- Born: 23 April 1960 (age 66) Jesenice, Socialist Federal Republic of Yugoslavia (Socialist Republic of Slovenia)
- Occupations: Writer; translator; journalist;
- Writing career
- Notable work: Mačja kuga (The Feline Plague)

= Maja Novak =

Slovenian writer, translator and journalist

Maja Novak (born 23 April 1960) is a Slovenian writer, translator and journalist.

Born in the industrial town of Jesenice, she grew up in Nova Gorica, a planned town on the Yugoslav-Italian border. She studied business law at the University of Ljubljana and worked as business secretary in Jordan before settling in Ljubljana, where she works as a journalist.

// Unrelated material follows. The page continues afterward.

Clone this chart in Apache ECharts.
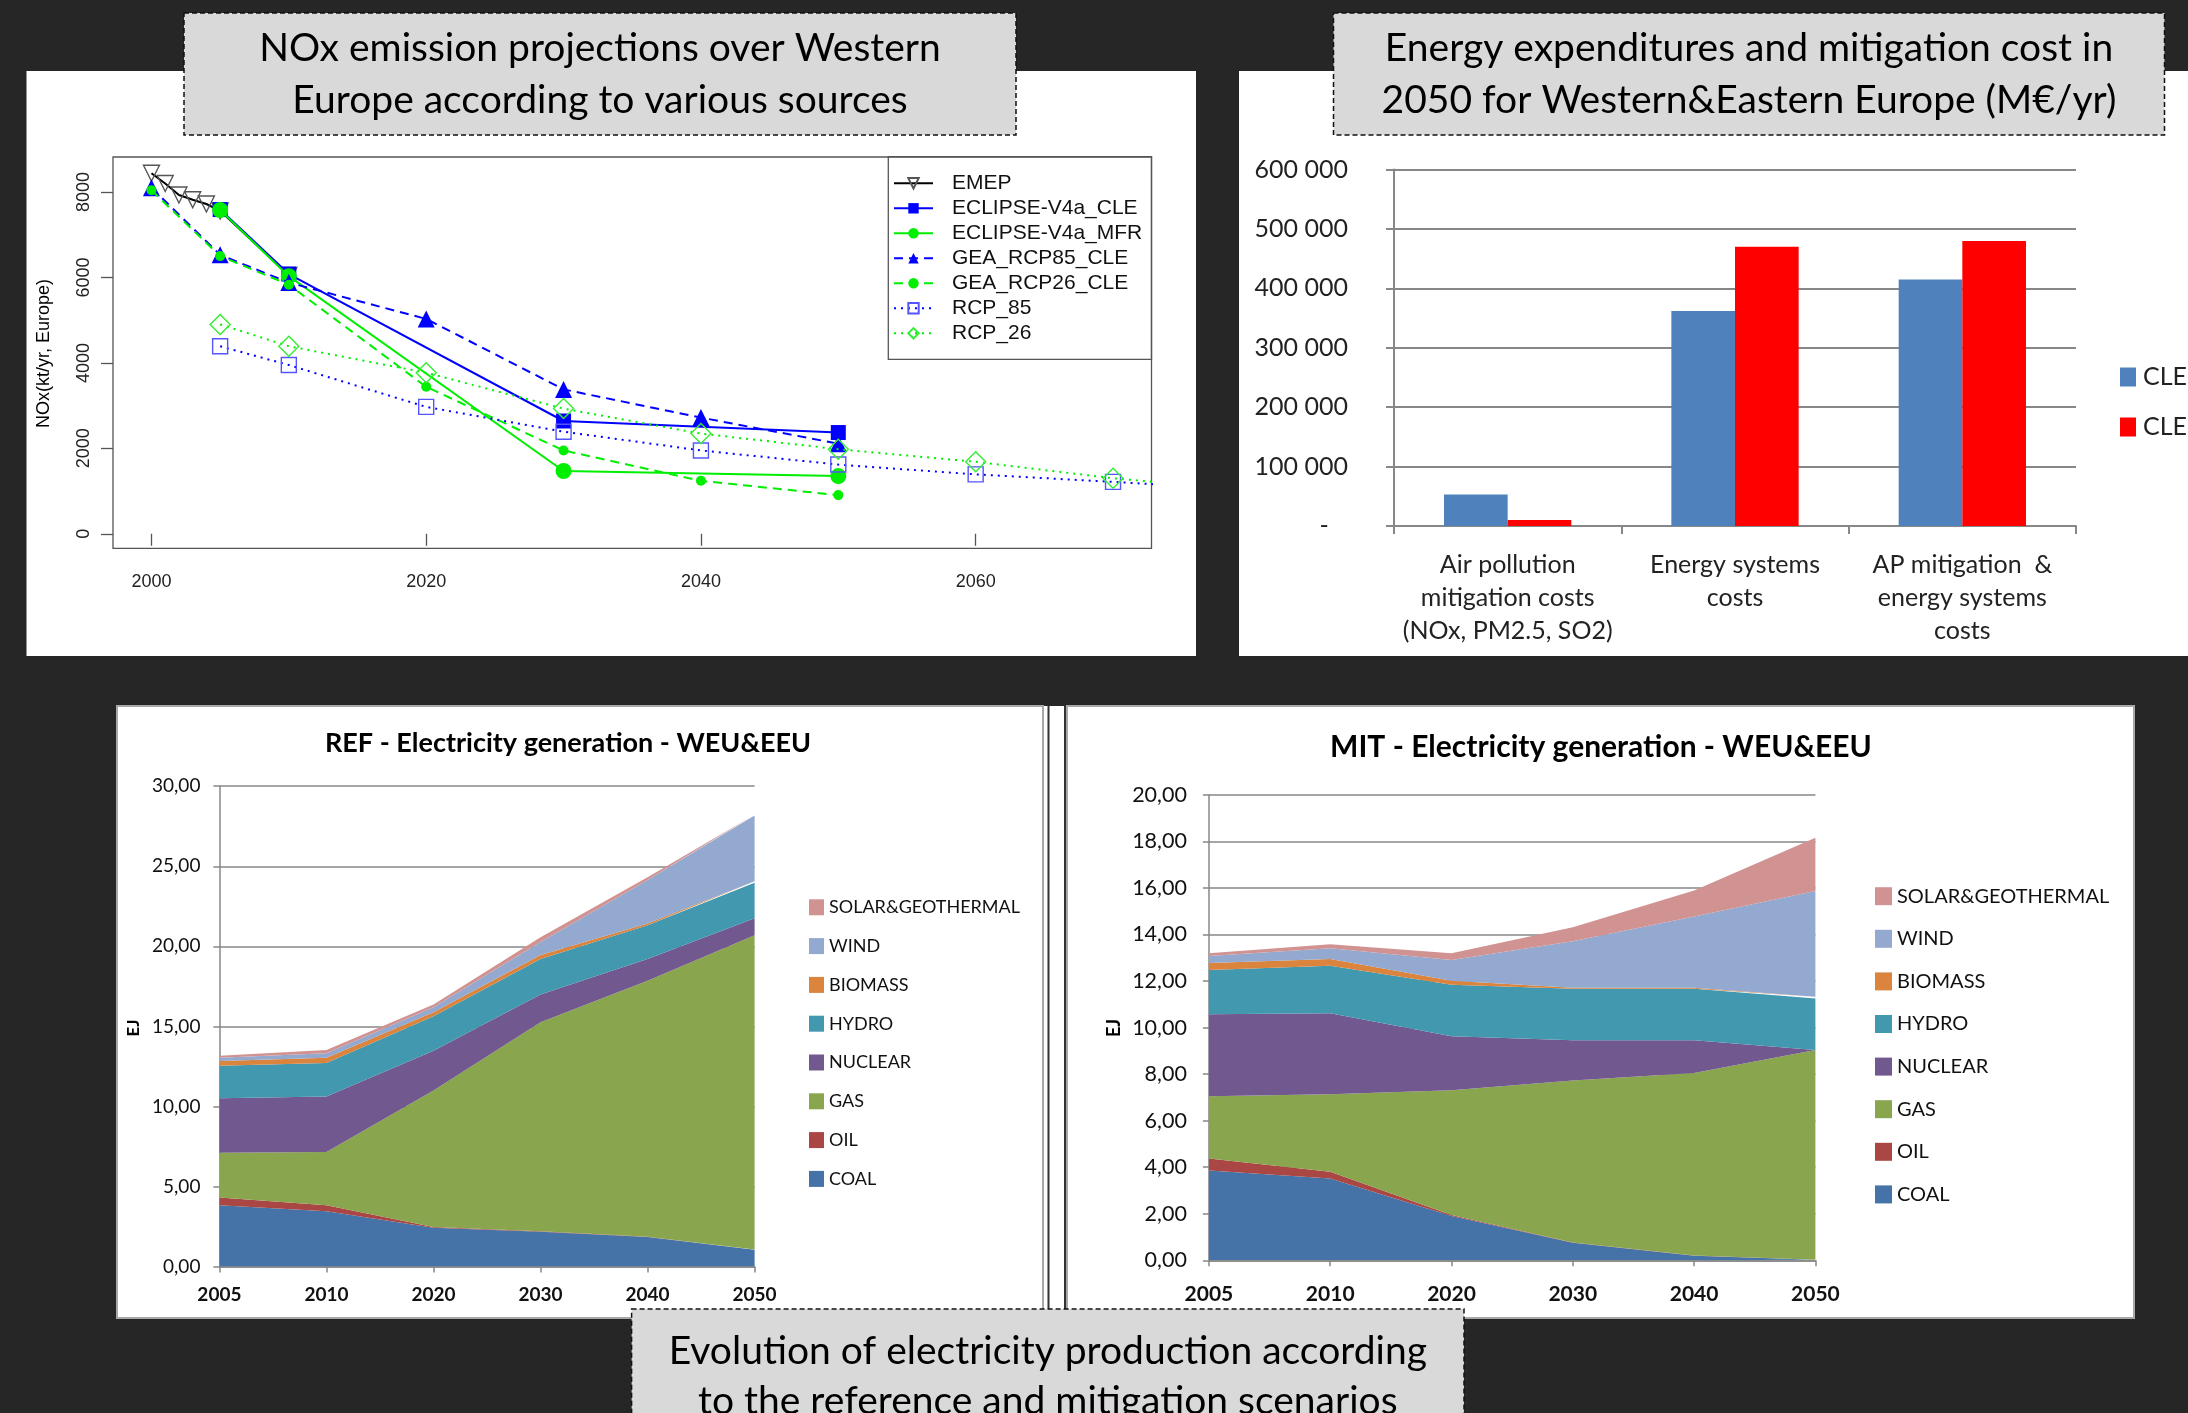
<!DOCTYPE html>
<html>
<head>
<meta charset="utf-8">
<script src="https://cdn.jsdelivr.net/npm/echarts@6/dist/echarts.min.js"></script>
<style>
  html, body { margin: 0; padding: 0; background: #262626; }
  #main { width: 2188px; height: 1413px; }
</style>
</head>
<body>
<div id="main"></div>
<script>
// ---------- NOx emission projections, Western Europe (kt/yr) ----------
const noxNames = ['EMEP', 'ECLIPSE-V4a_CLE', 'ECLIPSE-V4a_MFR', 'GEA_RCP85_CLE', 'GEA_RCP26_CLE', 'RCP_85', 'RCP_26'];
const emepYears = [2000, 2001, 2002, 2003, 2004, 2005, 2010];
const emepNox = [8440, 8200, 7930, 7820, 7720, 7560, 6050];
const eclipseYears = [2005, 2010, 2030, 2050];
const eclipseCle = [7590, 6080, 2640, 2370];
const eclipseMfr = [7580, 6030, 1470, 1350];
const geaYears = [2000, 2005, 2010, 2020, 2030, 2040, 2050];
const geaRcp85 = [8100, 6530, 5880, 5030, 3380, 2720, 2110];
const geaRcp26 = [8040, 6500, 5830, 3440, 1950, 1240, 905];
const rcpYears = [2005, 2010, 2020, 2030, 2040, 2050, 2060, 2070, 2080];
const rcp85 = [4390, 3950, 2970, 2390, 1950, 1620, 1390, 1215, 1030];
const rcp26 = [4900, 4390, 3770, 2930, 2345, 1980, 1685, 1300, 1010];
const noxTickValues = [0, 2000, 4000, 6000, 8000];
const noxYearTicks = [2000, 2020, 2040, 2060];

// ---------- Energy expenditures and mitigation cost in 2050 (M€/yr) ----------
const costCategories = ['Air pollution\nmitigation costs\n(NOx, PM2.5, SO2)', 'Energy systems\ncosts', 'AP mitigation  &\nenergy systems\ncosts'];
const costNames = ['CLE', 'CLE '];
const costCle = [53000, 362000, 415000];
const costCleMfr = [10000, 470000, 480000];

// ---------- Electricity generation, WEU&EEU (EJ) ----------
const genYears = ['2005', '2010', '2020', '2030', '2040', '2050'];
const fuelNames = ['COAL', 'OIL', 'GAS', 'NUCLEAR', 'HYDRO', 'BIOMASS', 'WIND', 'SOLAR&GEOTHERMAL'];
// reference scenario
const refCoal    = [3.83, 3.46, 2.42, 2.17, 1.85, 1.06];
const refOil     = [0.49, 0.37, 0.06, 0.03, 0.02, 0.01];
const refGas     = [2.79, 3.33, 8.51, 13.06, 15.98, 19.62];
const refNuclear = [3.41, 3.46, 2.49, 1.73, 1.36, 1.06];
const refHydro   = [2.02, 2.10, 2.15, 2.22, 2.10, 2.22];
const refBiomass = [0.30, 0.32, 0.25, 0.25, 0.12, 0.10];
const refWind    = [0.20, 0.29, 0.32, 0.81, 2.72, 4.10];
const refSolar   = [0.12, 0.20, 0.17, 0.30, 0.17, 0.05];
// mitigation scenario
const mitCoal    = [3.86, 3.52, 1.90, 0.75, 0.20, 0.02];
const mitOil     = [0.51, 0.29, 0.05, 0.02, 0.01, 0.00];
const mitGas     = [2.68, 3.33, 5.36, 6.96, 7.84, 9.02];
const mitNuclear = [3.52, 3.48, 2.32, 1.73, 1.41, 0.00];
const mitHydro   = [1.90, 2.04, 2.21, 2.21, 2.21, 2.21];
const mitBiomass = [0.31, 0.29, 0.17, 0.04, 0.04, 0.08];
const mitWind    = [0.30, 0.46, 0.90, 2.00, 3.06, 4.54];
const mitSolar   = [0.12, 0.17, 0.29, 0.60, 1.12, 2.29];

const refStack = [refCoal, refOil, refGas, refNuclear, refHydro, refBiomass, refWind, refSolar];
const mitStack = [mitCoal, mitOil, mitGas, mitNuclear, mitHydro, mitBiomass, mitWind, mitSolar];

// ---------- styling ----------
const R_FONT = 'Liberation Sans';
const XL_FONT = 'Lato';
const GRID_GRAY = '#878787';
const fuelColors = ['#4572A7', '#AA4643', '#89A54E', '#71588F', '#4198AF', '#DB843D', '#93A9CF', '#D19392'];

const noxStyles = [
  { color: '#000000', dash: 'solid', symbol: 'triangle', rotate: 180, size: 16, open: true, edge: '#555' },
  { color: '#0000ff', dash: 'solid', symbol: 'rect', size: 15 },
  { color: '#00ee00', dash: 'solid', symbol: 'circle', size: 16 },
  { color: '#0000ff', dash: [9, 6], symbol: 'triangle', size: 17 },
  { color: '#00ee00', dash: [9, 6], symbol: 'circle', size: 10 },
  { color: '#0000ff', dash: [2, 5], symbol: 'rect', size: 15, open: true, edge: '#5555ff' },
  { color: '#00ee00', dash: [2, 5], symbol: 'diamond', size: 20, open: true, edge: '#33ee33' }
];
const noxData = [
  [emepYears, emepNox], [eclipseYears, eclipseCle], [eclipseYears, eclipseMfr],
  [geaYears, geaRcp85], [geaYears, geaRcp26], [rcpYears, rcp85], [rcpYears, rcp26]
];
const pairs = (xs, ys) => xs.map((x, i) => [x, ys[i]]);

const noxSeries = noxNames.map((name, i) => {
  const s = noxStyles[i];
  return {
    type: 'line', name, xAxisIndex: 0, yAxisIndex: 0,
    data: pairs(noxData[i][0], noxData[i][1]),
    symbol: s.symbol, symbolSize: s.size, symbolRotate: s.rotate || 0,
    showAllSymbol: true, clip: true,
    lineStyle: { color: s.color, width: 2, type: s.dash },
    itemStyle: s.open
      ? { color: 'rgba(255,255,255,0)', borderColor: s.edge, borderWidth: 1.4 }
      : { color: s.color, borderWidth: 0 },
    emphasis: { disabled: true }, z: 3 + i
  };
});

const plain = v => String(v);
const thousands = v => String(v).replace(/\B(?=(\d{3})+(?!\d))/g, ' ');
const commaDec = v => v.toFixed(2).replace('.', ',');

const costSeries = [costCle, costCleMfr].map((vals, i) => ({
  type: 'bar', name: costNames[i], xAxisIndex: 1, yAxisIndex: 1, data: vals,
  barGap: '0%', barCategoryGap: '44%',
  itemStyle: { color: i === 0 ? '#4F81BD' : '#FF0000' },
  emphasis: { disabled: true }
}));

function genSeries(stack, axis, stackId) {
  return fuelNames.map((name, i) => ({
    type: 'line', name, xAxisIndex: axis, yAxisIndex: axis, stack: stackId,
    data: stack[i], symbol: 'none', showSymbol: false,
    color: fuelColors[i],
    lineStyle: { width: 0 },
    areaStyle: { color: fuelColors[i], opacity: 1 },
    emphasis: { disabled: true }
  }));
}

function genXAxis(grid, fontSize, margin) {
  return {
    type: 'category', gridIndex: grid, data: genYears, boundaryGap: false,
    axisLine: { lineStyle: { color: GRID_GRAY, width: 1.5 } },
    axisTick: { show: true, length: 6, lineStyle: { color: GRID_GRAY, width: 1.5 } },
    axisLabel: { fontFamily: XL_FONT, fontWeight: 'bold', fontSize, color: '#111', margin, interval: 0 },
    splitLine: { show: false }
  };
}
function genYAxis(grid, max, interval, fontSize, margin) {
  return {
    type: 'value', gridIndex: grid, min: 0, max, interval,
    axisLine: { show: true, lineStyle: { color: GRID_GRAY, width: 1.5 } },
    axisTick: { show: true, length: 6, lineStyle: { color: GRID_GRAY, width: 1.5 } },
    axisLabel: { fontFamily: XL_FONT, fontSize, color: '#111', margin, formatter: commaDec },
    splitLine: { show: true, lineStyle: { color: GRID_GRAY, width: 1.5 } }
  };
}
function genLegend(left, top, boxW, boxH, fontSize, gap) {
  return {
    orient: 'vertical', left, top, padding: 0, icon: 'rect',
    itemWidth: boxW, itemHeight: boxH, itemGap: gap, selectedMode: false,
    data: fuelNames.slice().reverse(),
    textStyle: { fontFamily: XL_FONT, fontSize, color: '#111', lineHeight: fontSize + 1 }
  };
}

// ---------- decorations ----------
const graphics = [];
function rect(x, y, w, h, fill, stroke, z, lineWidth) {
  graphics.push({ type: 'rect', shape: { x, y, width: w, height: h }, z: z || -5, silent: true,
    style: { fill, stroke: stroke || null, lineWidth: lineWidth || 0 } });
}
function vline(x, y1, y2, color, w) {
  graphics.push({ type: 'line', shape: { x1: x, y1, x2: x, y2 }, z: -4, silent: true,
    style: { stroke: color, lineWidth: w } });
}
function text(str, x, y, font, opts) {
  graphics.push(Object.assign({ type: 'text', x, y, z: 60, silent: true,
    style: { text: str, font, fill: '#000', align: 'center', verticalAlign: 'middle' } }, opts || {}));
}
function titleBox(x, y, w, h, lines, lineYs) {
  graphics.push({ type: 'rect', shape: { x, y, width: w, height: h }, z: 50, silent: true,
    style: { fill: '#d9d9d9', stroke: '#111', lineWidth: 1.5, lineDash: [5, 3] } });
  lines.forEach((ln, i) => text(ln, x + w / 2, lineYs[i], '39px ' + XL_FONT));
}

// panels
rect(26.5, 71, 1169.5, 585, '#ffffff');
rect(1239, 71, 949, 585, '#ffffff');
rect(1043, 706, 24, 612, '#ffffff');
rect(117, 706, 926, 612, '#ffffff', '#a8a8a8', -5, 2);
rect(1067, 706, 1067, 612, '#ffffff', '#a8a8a8', -5, 2);
vline(1048.5, 706, 1318, '#333', 2);
vline(1065, 706, 1318, '#333', 2);

// title boxes
titleBox(184, 13, 832, 122, ['NOx emission projections over Western', 'Europe according to various sources'], [48, 100]);
titleBox(1333.5, 13, 831, 122, ['Energy expenditures and mitigation cost in', '2050 for Western&Eastern Europe (M€/yr)'], [48, 100]);
titleBox(631.6, 1309, 832.4, 120, ['Evolution of electricity production according', 'to the reference and mitigation scenarios'], [1351, 1401]);

// NOx legend frame and axis title
graphics.push({ type: 'rect', shape: { x: 888.3, y: 156.7, width: 263.2, height: 202.6 }, z: 10, silent: true,
  style: { fill: 'rgba(255,255,255,0)', stroke: '#555', lineWidth: 1.3 } });
text('NOx(kt/yr, Europe)', 44, 353.5, '18px ' + R_FONT, { rotation: Math.PI / 2 });

// electricity chart titles and axis names
text('REF - Electricity generation - WEU&EEU', 568, 743.5, 'bold 27px ' + XL_FONT);
text('MIT - Electricity generation - WEU&EEU', 1601, 747.5, 'bold 30px ' + XL_FONT);
text('EJ', 134, 1028, 'bold 17px ' + XL_FONT, { rotation: Math.PI / 2 });
text('EJ', 1114, 1028, 'bold 18px ' + XL_FONT, { rotation: Math.PI / 2 });

const option = {
  backgroundColor: '#262626',
  animation: false,
  tooltip: { show: false },
  graphic: { elements: graphics },
  grid: [
    { left: 113, top: 157, width: 1038.5, height: 391.3, show: true, borderColor: '#555', borderWidth: 1.3, backgroundColor: 'rgba(0,0,0,0)' },
    { left: 1394, top: 169.6, width: 682, height: 356.4 },
    { left: 219.4, top: 786.2, width: 535.2, height: 480.4 },
    { left: 1208.9, top: 794.9, width: 606.5, height: 465.4 }
  ],
  xAxis: [
    {
      type: 'value', gridIndex: 0, min: 1997.2, max: 2072.8,
      axisLine: { show: false },
      axisTick: { show: true, length: 12, customValues: noxYearTicks, lineStyle: { color: '#555', width: 1.3 } },
      axisLabel: { customValues: noxYearTicks, formatter: plain, fontFamily: R_FONT, fontSize: 18, color: '#222', margin: 25 },
      splitLine: { show: false }
    },
    {
      type: 'category', gridIndex: 1, data: costCategories,
      axisLine: { lineStyle: { color: GRID_GRAY, width: 2 } },
      axisTick: { show: true, length: 8, interval: 0, lineStyle: { color: GRID_GRAY, width: 2 } },
      axisLabel: { interval: 0, fontFamily: XL_FONT, fontSize: 25, lineHeight: 33, color: '#222', margin: 22 }
    },
    genXAxis(2, 19, 19),
    genXAxis(3, 21, 23)
  ],
  yAxis: [
    {
      type: 'value', gridIndex: 0, min: -340, max: 8820,
      axisLine: { show: false },
      axisTick: { show: true, length: 12, customValues: noxTickValues, lineStyle: { color: '#555', width: 1.3 } },
      axisLabel: { customValues: noxTickValues, formatter: plain, rotate: 90, fontFamily: R_FONT, fontSize: 18, color: '#222', margin: 20 },
      splitLine: { show: false }
    },
    {
      type: 'value', gridIndex: 1, min: 0, max: 600000, interval: 100000,
      axisLine: { show: true, lineStyle: { color: GRID_GRAY, width: 2 } },
      axisTick: { show: true, length: 8, lineStyle: { color: GRID_GRAY, width: 2 } },
      axisLabel: { fontFamily: XL_FONT, fontSize: 25, color: '#222', margin: 46,
        formatter: v => (v === 0 ? '-   ' : thousands(v)) },
      splitLine: { show: true, lineStyle: { color: GRID_GRAY, width: 2 } }
    },
    genYAxis(2, 30, 5, 19, 19),
    genYAxis(3, 20, 2, 21.5, 22)
  ],
  legend: [
    {
      orient: 'vertical', left: 893, top: 172.8, padding: 0, itemWidth: 39, itemHeight: 13, itemGap: 4,
      selectedMode: false, data: noxNames,
      textStyle: { fontFamily: R_FONT, fontSize: 21, color: '#111', lineHeight: 21, padding: [0, 0, 0, 14] }
    },
    {
      orient: 'vertical', left: 2120, top: 364, padding: 0, icon: 'rect', itemWidth: 16, itemHeight: 19,
      itemGap: 24, selectedMode: false, data: costNames,
      textStyle: { fontFamily: XL_FONT, fontSize: 25, color: '#222', lineHeight: 26, padding: [0, 0, 0, 2] }
    },
    genLegend(809, 897.8, 15, 16, 18, 19.8),
    genLegend(1875, 885.7, 17, 18, 20, 21.6)
  ],
  series: [
    ...noxSeries,
    ...costSeries,
    ...genSeries(refStack, 2, 'ref'),
    ...genSeries(mitStack, 3, 'mit')
  ]
};

const chart = echarts.init(document.getElementById('main'), null, { renderer: 'canvas', width: 2188, height: 1413 });
chart.setOption(option);
</script>
</body>
</html>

She started publishing short stories in the early 1990s. She has published four novels: Izza kongresa, ali umor v teritorialnih vodah (Behind the Congress, or Murder in Territorial Waters, 1993), Cimre (Roommates, 1995), Kafarnaum (Capernaum, 1998), and Mačja kuga (The Feline Plague, 2000), as well as the collection of short prose Zverinjad (Wild Beasts, 1996) and three books for children.

Her novel Mačja kuga (The Feline Plague) has been praised as a literary masterpiece.

She has translated authors from French (such as Gaston Leroux), Italian (such as Alessandro Baricco, Susanna Tamaro, and Giacomo Casanova), Serbian (such as Vladimir Arsenijević), and English (such as Helen Fielding, Alain de Botton, and Terry Pratchett).

She writes a regular op-ed column in the weekly left-wing current affairs magazine Mladina.